The intermittentes comitatae and perniciose of Torti are more nearly allied to the remittents, and are Indeed often of the remittent kind. They will therefore be considered with advantage under that article. See Re.mittentes.
See Torti Therapeutice Specialis, Sydenham's Works; Cleghorn on the Diseases of Minorca; Hunter on the Diseases of the Army; Senac de Recondita Febrium Natura; Fordyce on Fevers, second Dissertation.
Intermittentes larvatae. A fever of a truly intermittent nature is often disguised under the appearance of a very different complaint, or seems to the inexperienced practitioner a fever of a different kind. In the first, the real disease may generally be suspected from the appearance of regular paroxysms, or more certainly by perfect intermissions, since these more often occur in such disguised intermittents than a regular recurrence of the disease.
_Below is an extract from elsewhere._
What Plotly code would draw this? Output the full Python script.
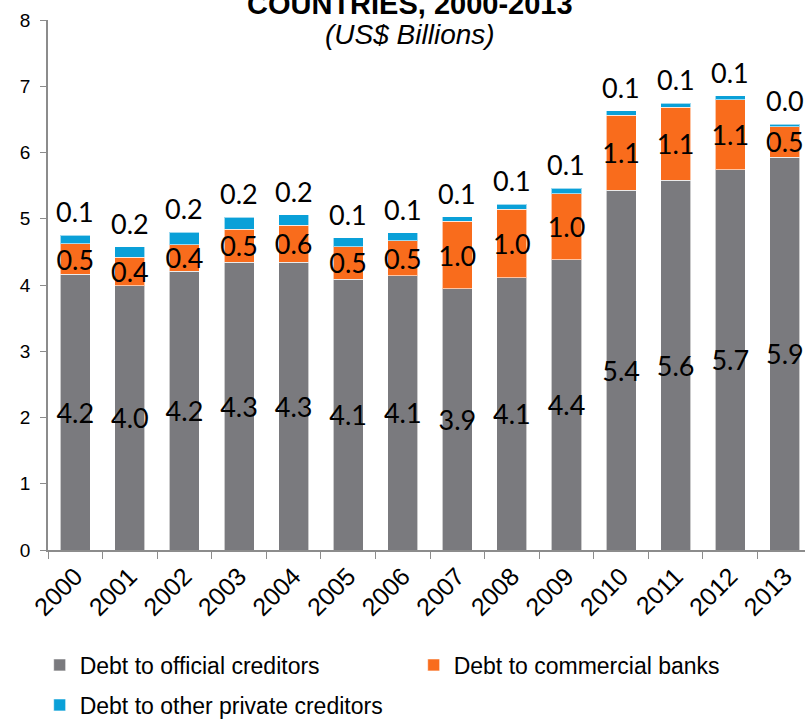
import plotly.graph_objects as go

years = ["2000", "2001", "2002", "2003", "2004", "2005", "2006",
         "2007", "2008", "2009", "2010", "2011", "2012", "2013"]
official = [4.16, 3.99, 4.21, 4.34, 4.34, 4.09, 4.14, 3.94, 4.11, 4.38, 5.43, 5.58, 5.74, 5.93]
commercial = [0.46, 0.43, 0.40, 0.50, 0.56, 0.49, 0.53, 1.02, 1.03, 1.00, 1.13, 1.10, 1.06, 0.46]
other_private = [0.13, 0.16, 0.19, 0.18, 0.16, 0.13, 0.12, 0.07, 0.08, 0.08, 0.07, 0.06, 0.06, 0.04]

names = ["Debt to official creditors", "Debt to commercial banks", "Debt to other private creditors"]
colors = ["#7a7a7e", "#f96c1c", "#0aa0d8"]

label_font = dict(family="Lato", size=27, color="black")
axis_font = "Liberation Sans, Arial, sans-serif"

fig = go.Figure()
for vals, name, col, lab, lg in [(official, names[0], colors[0], True, "legend"),
                                 (commercial, names[1], colors[1], True, "legend"),
                                 (other_private, names[2], colors[2], False, "legend2")]:
    fig.add_trace(go.Bar(
        x=years, y=vals, name=name, legend=lg,
        marker=dict(color=col, line=dict(color="rgba(255,255,255,0.6)", width=1)),
        texttemplate="%{y:.1f}" if lab else None,
        textposition="inside" if lab else "none",
        insidetextanchor="middle",
        textangle=0,
        constraintext="none",
        textfont=label_font,
        insidetextfont=label_font,
        hoverinfo="skip",
    ))

totals = [a + b + c for a, b, c in zip(official, commercial, other_private)]
for i, (tot, v) in enumerate(zip(totals, other_private)):
    fig.add_annotation(x=i, y=tot, text=f"{v:.1f}", showarrow=False,
                       xref="x", yref="y",
                       yanchor="bottom", yshift=5, font=label_font)

fig.add_annotation(xref="paper", yref="paper", x=0.478, y=1.030,
                   text="<b>COUNTRIES, 2000-2013</b>", showarrow=False,
                   xanchor="center", yanchor="middle",
                   font=dict(family=axis_font, size=29, color="black"))
fig.add_annotation(xref="paper", yref="paper", x=0.478, y=0.972,
                   text="<i>(US$ Billions)</i>", showarrow=False,
                   xanchor="center", yanchor="middle",
                   font=dict(family=axis_font, size=28, color="black"))

leg_common = dict(orientation="h", xanchor="left", yanchor="middle",
                  font=dict(family=axis_font, size=23, color="black"),
                  traceorder="normal", itemclick=False, itemdoubleclick=False,
                  bgcolor="rgba(0,0,0,0)")

fig.update_layout(
    barmode="stack",
    bargap=0.45,
    width=805, height=720,
    margin=dict(l=48, r=0, t=20, b=170, autoexpand=False),
    paper_bgcolor="white", plot_bgcolor="white",
    showlegend=True,
    legend=dict(x=-0.011, y=(550 - 665) / 530, entrywidth=329, entrywidthmode="pixels",
                **leg_common),
    legend2=dict(x=-0.011, y=(550 - 705) / 530, **leg_common),
    font=dict(family=axis_font, color="black"),
)
fig.update_xaxes(range=[-0.5, 13.37], showline=True, linecolor="#8c8c8c", linewidth=1.5,
                 ticks="outside", ticklen=7, tickcolor="#8c8c8c", tickson="boundaries",
                 tickangle=-45, tickfont=dict(family=axis_font, size=25, color="black"),
                 showgrid=False, automargin=False)
fig.update_yaxes(range=[0, 8], dtick=1, showline=True, linecolor="#8c8c8c", linewidth=1.5,
                 ticks="outside", ticklen=6, tickcolor="#8c8c8c", showgrid=False,
                 zeroline=False, ticklabelstandoff=6, automargin=False,
                 tickfont=dict(family=axis_font, size=19, color="black"))

fig.write_html("out.html")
Intermitting pains of every kind, where the paroxysm is completely terminated, are of this kind; and the most common and most troublesome instance is the haemierania. The distinction of the complaint is not easy, for pains in the head, from whatever cause, are not constant: even the dolor faciei crucians, q. v. the tic doloureux, has its remissions (see Cephalalgia). Haemicrania, therefore, is distinguished from its situation, occupying often with such minute precision one half of the head, that the patient can place the point of a pin between the part pained and that unaffected; frequently from its regular attack, at least a regular continuance; in many instances from its being ushered in by rigor, followed by feverish heat; almost always from soreness in the bones of the cheek of the side affected during the paroxysm only. It is a disease of the most distressing kind, for its obstinacy is equalled only by the violent degree of the pain.